Rescuing the Bad Boy (Second Chance #2)(26)
“Look, maybe they were talking business. It was just coffee.”
Just coffee could lead to something else.
A truck rumbled up the driveway and Connor stood. He motioned the truck to where he was working and the driver answered with a wave. “My mulch is here. You helping, or you gonna stand there and sulk a while longer?”
“I’ll get a shovel,” Donovan said, not bothering to argue. He was sulking. Sulking because Scampi was sweet and kind and not only bighearted but all-hearted. She had no business having coffee with a dipshit like Scott Torsett.
With anyone.
Deciding to shake it off, he stalked behind the house and across the backyard to the shed. As he opened the padlock keeping the doors shut, he heard a whine come from the other side. He dropped his hand from the door and peeked around the shed to see the same dog he’d seen skulking around the house the night he’d arrived. He hadn’t spotted it since and had assumed the mutt had gone back to wherever it called home. Guess not.
“Go on,” he said, raising his voice. “Get out of here.”
The dog wasn’t as big as he’d first thought, skinnier than he remembered. It whined again. Throwing his arms wide, he brought his hands together in a loud clap.
“Get!”
The dog’s back legs trembled, which made him feel like a jerk for yelling, then it turned and started to limp away. Its fur was matted, the white filthy, the brown patches filthier. Pale blue eyes turned back to Donovan before it took what appeared to be another painful step.
Great.
Just what he needed.
Lowering to his haunches, he looked left, right, then behind him. Connor was chatting with the driver and gesturing hither and yon, paying them no attention.
“Guess you’re my problem, then?” he asked the dog.
From this vantage point, he could tell by the lack of equipment she was a she.
“Come on.” He snapped his fingers and she turned, one paw hovering in the air, and studied him warily. He was getting the idea females didn’t like him much. Seven years without experience in that endeavor, he supposed.
Softening his voice, he tried again.
“Come on, dog. Let me look at your leg.”
He lowered his head, coming eye-to-eye with her, then remembered how that was a threatening posture and lowered his face. He watched her feet as she crept over, one limping step at a time. She stopped about a foot away, stretched her nose forward, and cautiously sniffed.
He lifted his hand and let her sniff there, too. She did, the look in her eyes so forlorn, it cut him a little.
“See? Harmless,” he said of himself.
He scratched her under the chin, petted the front of her chest. He’d read somewhere dogs didn’t like to be patted on the head any more than humans, so he tried to respect her boundaries.
She responded by taking two steps closer. Running a hand down her flank, he felt ribs, a lot of them. A wad of white hair came out in his palm and he wondered if the amount of shedding was due to malnutrition, or because summer was coming. Either way, she needed brushing and was likely undernourished.

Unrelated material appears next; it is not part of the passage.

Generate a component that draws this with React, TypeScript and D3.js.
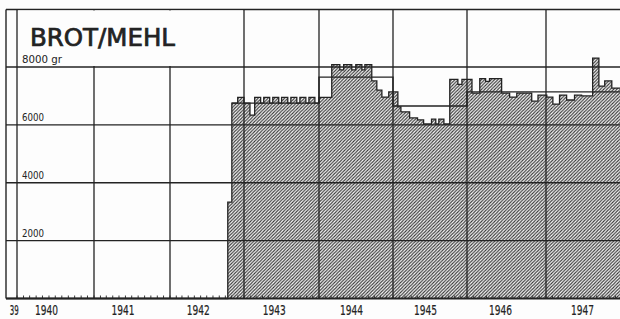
import React from 'react';
import * as d3 from 'd3';

const W = 620;
const H = 319;

// calendar → page calibration (hand-drawn year columns are uneven)
const yearBreaks = ['1939-11-08', '1940-01-01', '1941-01-01', '1942-01-01', '1943-01-01', '1944-01-01', '1945-01-01', '1946-01-01', '1947-01-01', '1948-01-01'];
const yearPixels = [6, 17, 94, 170, 244, 319, 393, 467, 546, 622];

// bread / flour ration per period (grams), step starts
const breadDates = [
  '1939-11-08', '1942-10-13', '1942-11-02', '1942-12-01',
  '1943-01-01', '1943-01-30', '1943-02-22', '1943-03-23', '1943-04-07', '1943-05-06', '1943-05-21', '1943-06-19',
  '1943-07-03', '1943-08-02', '1943-08-17', '1943-09-15', '1943-09-30', '1943-10-29', '1943-11-13', '1943-12-12',
  '1944-01-01', '1944-03-04', '1944-04-13', '1944-05-02', '1944-06-11', '1944-07-01', '1944-07-31', '1944-08-15',
  '1944-09-18', '1944-10-13', '1944-11-07', '1944-12-11',
  '1945-01-25', '1945-02-09', '1945-03-24', '1945-05-02', '1945-06-01', '1945-07-10', '1945-07-31', '1945-08-15',
  '1945-09-09', '1945-10-08', '1945-11-17', '1945-12-07',
  '1946-01-24', '1946-03-01', '1946-03-28', '1946-04-15', '1946-06-10', '1946-07-17', '1946-08-19', '1946-10-27', '1946-11-25',
  '1947-01-05', '1947-02-03', '1947-03-07', '1947-04-10', '1947-05-18', '1947-06-21', '1947-08-13', '1947-09-12',
  '1947-10-10', '1947-11-13', '1948-01-01'
];
const breadGrams = [
  0, 3330, 6750, 6950,
  6750, 6340, 6950, 6750, 6950, 6750, 6950, 6750,
  6950, 6750, 6950, 6750, 6950, 6750, 6950, 6750,
  6950, 8080, 7900, 8080, 7900, 8080, 7900, 8080,
  7520, 7200, 6960, 7140,
  6620, 6450, 6240, 6170, 6030, 6200, 6030, 6200,
  6030, 7570, 7400, 7570,
  7100, 7600, 7500, 7600, 7100, 6960, 7100, 6820, 7030,
  6960, 6720, 7030, 6860, 7030, 7000, 8310, 7340,
  7520, 7270, 7270
];

// outline step (yearly level)
const normDates = ['1942-11-02', '1944-01-01', '1945-01-01', '1946-01-01', '1948-01-01'];
const normGrams = [6750, 7650, 6650, 7140, 7140];

const yTicks = [2000, 4000, 6000, 8000];
const yTickLabels = ['2000', '4000', '6000', '8000 gr'];
const yearLabels = ['39', '1940', '1941', '1942', '1943', '1944', '1945', '1946', '1947'];
const yearLabelDates = ['1939-12-18', '1940-05-20', '1941-05-20', '1942-05-20', '1943-05-28', '1944-06-10', '1945-06-10', '1946-06-05', '1947-06-25'];

const parse = d3.timeParse('%Y-%m-%d');
const ink = '#232323';
const paper = '#fdfdfd';
const condensed = '"DejaVu Sans Condensed", "DejaVu Sans", sans-serif';

const App = () => {
  const x = d3.scaleTime().domain(yearBreaks.map(d => parse(d) as Date)).range(yearPixels);
  const y = d3.scaleLinear().domain([0, 8000]).range([298.5, 67]);
  const top = 9.5;
  const left = x(parse(yearBreaks[0]) as Date);

  const bread: [Date, number][] = breadDates.map((d, i) => [parse(d) as Date, breadGrams[i]]);
  const norm: [Date, number][] = normDates.map((d, i) => [parse(d) as Date, normGrams[i]]);

  const area = d3.area<[Date, number]>()
    .x(d => x(d[0]))
    .y0(y(0))
    .y1(d => y(d[1]))
    .curve(d3.curveStepAfter);
  const line = d3.line<[Date, number]>()
    .x(d => x(d[0]))
    .y(d => y(d[1]))
    .curve(d3.curveStepAfter);

  const months = d3.timeMonth.range(parse('1940-01-01') as Date, parse('1948-01-01') as Date);
  const years = yearBreaks.slice(1, -1).map(d => parse(d) as Date);

  return (
    <svg width={W} height={H} style={{ position: 'absolute', left: 0, top: 0, background: paper }}>
      <defs>
        <pattern id="hatch" patternUnits="userSpaceOnUse" width={3.3} height={3.3}>
          <path d="M-1,1 L1,-1 M0,3.3 L3.3,0 M2.3,4.3 L4.3,2.3" stroke="#333" strokeWidth={1.1} />
        </pattern>
        <clipPath id="plot">
          <rect x={0} y={0} width={W} height={H} />
        </clipPath>
      </defs>

      {/* month ticks along the base */}
      {months.map((m, i) => (
        <line key={'m' + i} x1={x(m)} x2={x(m)} y1={y(0)} y2={y(0) - 3} stroke={ink} strokeWidth={0.9} />
      ))}

      <g clipPath="url(#plot)">
        <path d={area(bread) || ''} fill="url(#hatch)" />
        <path d={line(bread) || ''} fill="none" stroke={ink} strokeWidth={1.3} />
      </g>

      {/* grid */}
      {yTicks.map(t => (
        <line key={'h' + t} x1={left} x2={W} y1={y(t)} y2={y(t)} stroke={ink} strokeWidth={1.3} />
      ))}
      {years.map((d, i) => (
        <line key={'v' + i} x1={x(d)} x2={x(d)} y1={top} y2={y(0)} stroke={ink} strokeWidth={1.3} />
      ))}
      <line x1={left} x2={left} y1={top} y2={y(0)} stroke={ink} strokeWidth={1.4} />
      <line x1={left} x2={W} y1={top} y2={top} stroke={ink} strokeWidth={1.4} />
      <line x1={left} x2={W} y1={y(0)} y2={y(0)} stroke={ink} strokeWidth={1.8} />

      <path d={line(norm) || ''} fill="none" stroke={ink} strokeWidth={1.4} clipPath="url(#plot)" />

      {/* title panel */}
      <rect x={x(years[0]) + 1} y={top + 1} width={x(years[3]) - x(years[0]) - 2} height={y(8000) - top - 2} fill={paper} />
      <text x={30} y={46} fontFamily={condensed} fontWeight={400} fontSize={25} fill={ink}
        stroke={ink} strokeWidth={0.7}
        textLength={145} lengthAdjust="spacingAndGlyphs">BROT/MEHL</text>

      {yTicks.map((t, i) => (
        <text key={'yl' + t} x={22} y={y(t) - 4} fontFamily={condensed} fontSize={11} fill={ink}
          textLength={i === 3 ? 40 : 22} lengthAdjust="spacingAndGlyphs">{yTickLabels[i]}</text>
      ))}

      {yearLabels.map((l, i) => (
        <text key={'yr' + l} x={x(parse(yearLabelDates[i]) as Date)} y={315} textAnchor="middle"
          fontFamily={condensed} fontSize={13.5} fill={ink} stroke={ink} strokeWidth={0.2}
          textLength={l.length === 2 ? 9 : 23} lengthAdjust="spacingAndGlyphs">{l}</text>
      ))}
    </svg>
  );
};

export default App;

No collar, either. “Whose are you?”
She crept closer, nudging his other hand with a wet, black nose. After he stroked her coat a few more times, he risked inspecting the paw she’d been favoring. Sure enough, a jagged cut slashed across one pad. He couldn’t tell until he cleaned the wound if there was anything in it, or if it was a clean cut. She wasn’t actively bleeding, which meant the gash could be surface. To keep infection away, he’d have to pour some peroxide or alcohol on it.
Which would hurt like a bitch.
He knew all too well. The phantom sting of the burn echoed in his memory. How many times had he patched himself up after his father laid into him? Too many times. Made him somewhat of an expert at cleaning and dressing wounds, though knowledge of scar prevention had come later. A little too late, he thought as he looked at the star tattoo on his index finger. Most of his scars showed through the ink if anyone bothered to look closely. Most people didn’t.
“My loss, your gain,” he told the dog, giving her another scratch. She would have done better wandering into a veterinarian’s backyard, but he guessed he was the second best choice.
“You found the right guy.” Go figure.
Now to get her into the house. The back door was a good thirty yards from the shed. If he waited to coax her inside a few inches at a time, it’d take all day. He’d have to carry her. For several minutes, he sat on the ground and stroked her, talking to her gently and earning more palms full of fur for his efforts. She began to trust his touch more and more.
Shockingly, when he stood to his full height she didn’t bolt, and even more shockingly, when he bent to lift her, an arm under her rump and one under her chest, she let him.
The bones protruding from her wasting body pressed against his chest. Poor thing. Hungry. Dirty. Bleeding. And at first, he had tried to scare her away.
His heart lurched.
She whined against him as he approached the back patio door.
“I know, girl,” he soothed as he carried her into the utility room and closed the door behind him.
Minutes later, he hunched over the shower with a sliding door in the utility room, dunked a cup into a bucket he’d filled with warm water and poured it over the shaking, skinny dog.
She was thin, hungry, and now that her foot was wet, bleeding heavily. A trail of red swirled off her paw and down the drain. He’d be quick about the bath, then bandage her.